Foster + Partners not only defined the masterplan but also designed the first key buildings, including the Masdar Institute, which set the architectural and environmental benchmarks for subsequent phases. Later developments were entrusted to other international and regional practices, following the same sustainability guidelines. The architecture draws from vernacular intelligence—deep facades, wind towers, and mashrabiya-inspired screens—combined with digital environmental simulation. The result is a living prototype: a city that learns from its climate, integrates energy production into its form, and demonstrates how renewable design can shape a contemporary urban identity in the heart of the desert.

Pedestrian courtyard framed by mashrabiya facades and solar canopies — blending vernacular shading with contemporary energy design.

At the heart of Masdar City lies the Masdar Institute of Science and Technology, the first completed phase of the masterplan and the clearest expression of Foster + Partners’ solar design philosophy. Conceived as both a research campus and a living laboratory, the Institute demonstrates how architecture and energy infrastructure can merge within a single urban organism. The buildings are compact and interconnected by shaded courtyards and elevated walkways, protected by photovoltaic canopies that generate power while tempering the desert sun.

 

The Institute’s rooftops host high-efficiency PV arrays, complemented by solar thermal collectors supplying hot water to laboratories and residences. These systems work in concert with passive design strategies—narrow streets, deep facades, wind towers, and intelligent shading screens—to reduce energy demand by more than half compared to conventional buildings in the region. Energy generation is therefore visible, tangible, and integral to the campus identity. Rather than concealing technology, the project celebrates it: a fusion of learning, innovation, and design sheltered beneath a canopy that cools the streets while harvesting the sun.

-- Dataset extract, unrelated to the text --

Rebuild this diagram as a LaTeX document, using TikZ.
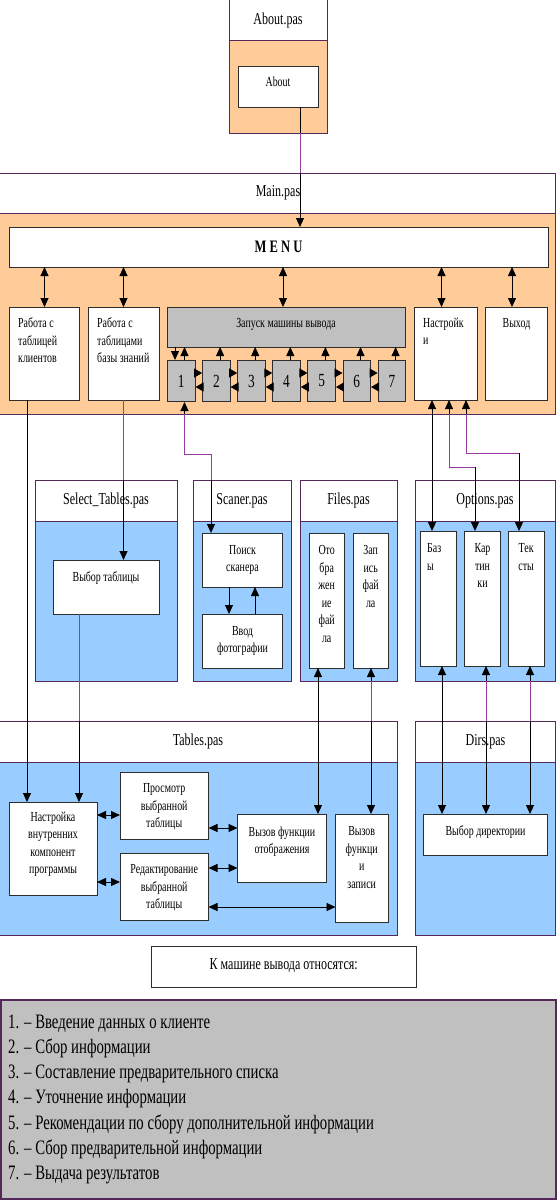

Solar Architecture at Multiple Scales
At the Masdar Institute, solar architecture operates at several levels — from rooftop fields to pedestrian canopies and building facades.
The main PV system covers the academic and residential roofs, providing a significant share of the campus’s electrical demand. Semi-transparent modules on walkways and canopies offer both shade and solar power generation, while facade screens inspired by traditional mashrabiya reduce glare and cooling loads. The system’s modular layout ensures natural ventilation beneath the photovoltaic modules, improving performance under extreme heat. In this layered approach, the PV arrays are not separate installations but structural and climatic elements that define the architectural expression of the Institute.
We wanted the solar canopy to be visible — a way for people to see and understand how the city produces its own energy.
Evangelos Giouvanos – Foster + Partners

The Masdar Institute stands as the intellectual and architectural nucleus of Masdar City — a prototype that embodies the city’s ambition to unite research, design, and sustainability. Through its layered use of passive and active systems, the Institute demonstrates that environmental performance can be achieved not by isolating technology, but by integrating it into the spatial and cultural logic of architecture. The photovoltaic canopies and shading screens do more than generate energy: they define the campus atmosphere, translating solar control into an architectural language of light and shadow.

 

For Foster + Partners, the project represents a decisive step in redefining how cities in extreme climates can evolve. It reinterprets vernacular principles through advanced technologies, creating a new form of urban ecology where buildings are both protectors and producers. Beyond efficiency metrics, Masdar’s value lies in its didactic power — a living laboratory where students, researchers, and visitors experience sustainability as an everyday condition, not a distant ideal.